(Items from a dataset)
--- --- ---
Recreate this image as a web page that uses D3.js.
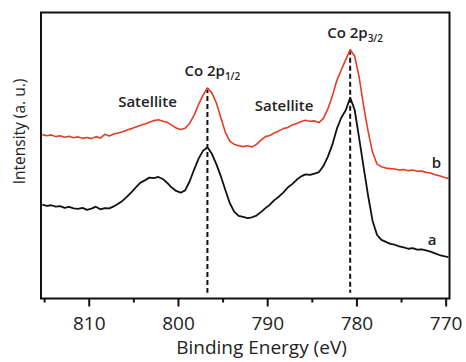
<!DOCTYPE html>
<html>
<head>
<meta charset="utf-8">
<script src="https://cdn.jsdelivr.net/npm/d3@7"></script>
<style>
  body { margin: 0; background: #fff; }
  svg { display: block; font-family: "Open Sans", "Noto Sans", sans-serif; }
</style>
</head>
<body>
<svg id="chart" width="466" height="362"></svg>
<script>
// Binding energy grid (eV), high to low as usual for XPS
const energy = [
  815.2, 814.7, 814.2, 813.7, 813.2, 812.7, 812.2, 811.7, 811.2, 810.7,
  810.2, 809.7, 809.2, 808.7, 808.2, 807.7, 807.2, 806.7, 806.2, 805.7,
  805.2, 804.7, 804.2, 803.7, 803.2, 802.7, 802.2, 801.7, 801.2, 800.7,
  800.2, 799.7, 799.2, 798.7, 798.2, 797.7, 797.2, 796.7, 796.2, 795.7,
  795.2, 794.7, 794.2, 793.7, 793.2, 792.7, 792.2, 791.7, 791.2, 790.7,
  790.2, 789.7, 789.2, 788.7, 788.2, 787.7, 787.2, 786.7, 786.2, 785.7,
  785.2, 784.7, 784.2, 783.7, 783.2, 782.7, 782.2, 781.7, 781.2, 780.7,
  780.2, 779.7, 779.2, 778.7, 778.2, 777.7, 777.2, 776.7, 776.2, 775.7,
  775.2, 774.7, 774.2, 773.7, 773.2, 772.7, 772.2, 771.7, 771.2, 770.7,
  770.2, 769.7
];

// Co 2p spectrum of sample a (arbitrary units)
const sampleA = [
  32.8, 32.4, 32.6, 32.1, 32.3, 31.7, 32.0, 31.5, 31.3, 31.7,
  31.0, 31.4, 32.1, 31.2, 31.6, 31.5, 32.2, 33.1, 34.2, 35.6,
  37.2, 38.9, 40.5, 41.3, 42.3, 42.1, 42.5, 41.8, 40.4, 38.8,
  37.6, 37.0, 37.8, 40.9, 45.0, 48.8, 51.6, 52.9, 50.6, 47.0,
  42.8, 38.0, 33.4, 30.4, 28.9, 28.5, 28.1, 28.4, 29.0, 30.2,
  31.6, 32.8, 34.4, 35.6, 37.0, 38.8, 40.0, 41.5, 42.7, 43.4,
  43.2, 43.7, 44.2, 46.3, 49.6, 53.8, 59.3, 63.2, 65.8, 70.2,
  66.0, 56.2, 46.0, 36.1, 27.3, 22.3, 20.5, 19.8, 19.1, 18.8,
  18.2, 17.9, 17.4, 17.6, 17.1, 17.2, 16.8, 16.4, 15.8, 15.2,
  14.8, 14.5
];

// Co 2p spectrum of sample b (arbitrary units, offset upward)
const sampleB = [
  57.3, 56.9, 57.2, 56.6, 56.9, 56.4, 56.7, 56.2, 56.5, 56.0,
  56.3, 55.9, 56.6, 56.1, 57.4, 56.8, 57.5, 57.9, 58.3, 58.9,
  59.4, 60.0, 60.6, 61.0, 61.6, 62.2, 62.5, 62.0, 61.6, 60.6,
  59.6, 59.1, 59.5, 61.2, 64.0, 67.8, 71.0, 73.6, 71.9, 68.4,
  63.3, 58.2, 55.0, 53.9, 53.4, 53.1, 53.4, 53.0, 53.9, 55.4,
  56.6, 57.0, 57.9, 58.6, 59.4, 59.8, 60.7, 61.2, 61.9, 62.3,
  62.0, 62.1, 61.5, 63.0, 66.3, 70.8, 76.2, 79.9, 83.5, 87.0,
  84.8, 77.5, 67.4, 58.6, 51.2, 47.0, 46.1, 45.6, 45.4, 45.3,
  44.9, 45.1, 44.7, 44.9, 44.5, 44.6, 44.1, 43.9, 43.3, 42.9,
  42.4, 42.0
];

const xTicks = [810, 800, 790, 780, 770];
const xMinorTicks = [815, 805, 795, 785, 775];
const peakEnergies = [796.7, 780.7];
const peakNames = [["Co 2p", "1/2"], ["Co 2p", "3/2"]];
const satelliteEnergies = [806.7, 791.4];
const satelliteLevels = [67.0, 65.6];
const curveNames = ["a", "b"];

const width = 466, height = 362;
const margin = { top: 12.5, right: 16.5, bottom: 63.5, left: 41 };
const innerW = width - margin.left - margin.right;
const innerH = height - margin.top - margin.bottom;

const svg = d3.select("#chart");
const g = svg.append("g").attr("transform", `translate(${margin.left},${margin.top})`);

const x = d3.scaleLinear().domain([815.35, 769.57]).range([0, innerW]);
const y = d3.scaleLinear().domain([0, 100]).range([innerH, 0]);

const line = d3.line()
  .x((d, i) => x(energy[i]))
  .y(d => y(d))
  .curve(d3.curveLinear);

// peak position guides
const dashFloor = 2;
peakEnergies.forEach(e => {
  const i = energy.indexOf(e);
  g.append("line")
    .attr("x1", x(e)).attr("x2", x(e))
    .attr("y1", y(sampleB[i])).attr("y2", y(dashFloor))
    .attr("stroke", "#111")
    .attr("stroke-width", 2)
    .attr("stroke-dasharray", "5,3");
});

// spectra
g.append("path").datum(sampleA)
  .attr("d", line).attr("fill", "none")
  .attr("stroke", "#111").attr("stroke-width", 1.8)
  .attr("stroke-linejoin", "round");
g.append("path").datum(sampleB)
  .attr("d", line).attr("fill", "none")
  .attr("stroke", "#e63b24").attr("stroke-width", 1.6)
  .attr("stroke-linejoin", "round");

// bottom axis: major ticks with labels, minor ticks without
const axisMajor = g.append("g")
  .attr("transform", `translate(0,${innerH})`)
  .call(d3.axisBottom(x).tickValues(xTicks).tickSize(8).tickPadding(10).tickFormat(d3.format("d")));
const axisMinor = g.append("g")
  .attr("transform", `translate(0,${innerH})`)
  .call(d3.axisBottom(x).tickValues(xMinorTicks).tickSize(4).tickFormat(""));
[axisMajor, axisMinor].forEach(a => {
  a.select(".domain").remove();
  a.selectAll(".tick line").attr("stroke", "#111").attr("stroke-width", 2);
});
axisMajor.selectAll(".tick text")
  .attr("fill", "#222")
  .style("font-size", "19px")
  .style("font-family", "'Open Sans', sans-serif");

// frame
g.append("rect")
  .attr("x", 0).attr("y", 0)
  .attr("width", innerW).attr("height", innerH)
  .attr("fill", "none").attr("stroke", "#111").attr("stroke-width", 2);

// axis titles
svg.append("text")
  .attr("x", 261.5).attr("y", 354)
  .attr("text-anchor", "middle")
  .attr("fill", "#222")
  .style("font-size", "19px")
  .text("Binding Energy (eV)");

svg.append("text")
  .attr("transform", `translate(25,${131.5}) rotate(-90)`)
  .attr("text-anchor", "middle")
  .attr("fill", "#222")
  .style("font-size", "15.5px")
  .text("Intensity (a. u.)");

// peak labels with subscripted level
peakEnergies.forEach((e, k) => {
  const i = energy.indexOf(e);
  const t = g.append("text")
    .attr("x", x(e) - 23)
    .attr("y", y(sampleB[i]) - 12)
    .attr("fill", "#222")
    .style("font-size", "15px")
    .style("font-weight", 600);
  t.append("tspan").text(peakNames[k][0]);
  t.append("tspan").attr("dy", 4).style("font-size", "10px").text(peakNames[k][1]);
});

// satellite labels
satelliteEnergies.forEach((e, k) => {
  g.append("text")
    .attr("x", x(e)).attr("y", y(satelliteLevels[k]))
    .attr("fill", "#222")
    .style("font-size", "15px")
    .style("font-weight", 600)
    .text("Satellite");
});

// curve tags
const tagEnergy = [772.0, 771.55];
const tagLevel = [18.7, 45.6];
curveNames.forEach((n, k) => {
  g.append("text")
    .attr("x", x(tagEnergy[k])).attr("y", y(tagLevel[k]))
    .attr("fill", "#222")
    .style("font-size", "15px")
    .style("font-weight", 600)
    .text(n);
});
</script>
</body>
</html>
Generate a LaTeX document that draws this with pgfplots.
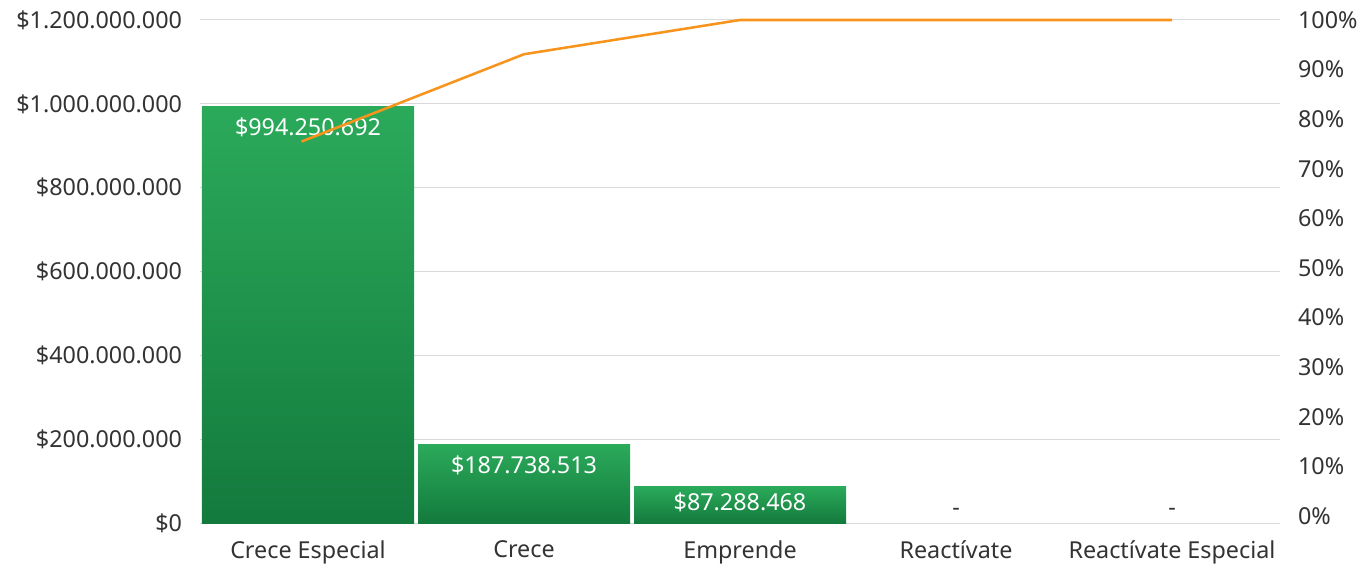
--- --- ---
**STATED GOAL:** Which lines contain the word "that"? Copy each one.

**ANSWER TO THE TASK:**
Recreate this image as a web page that uses D3.js.
Generate a LaTeX document that draws this with pgfplots.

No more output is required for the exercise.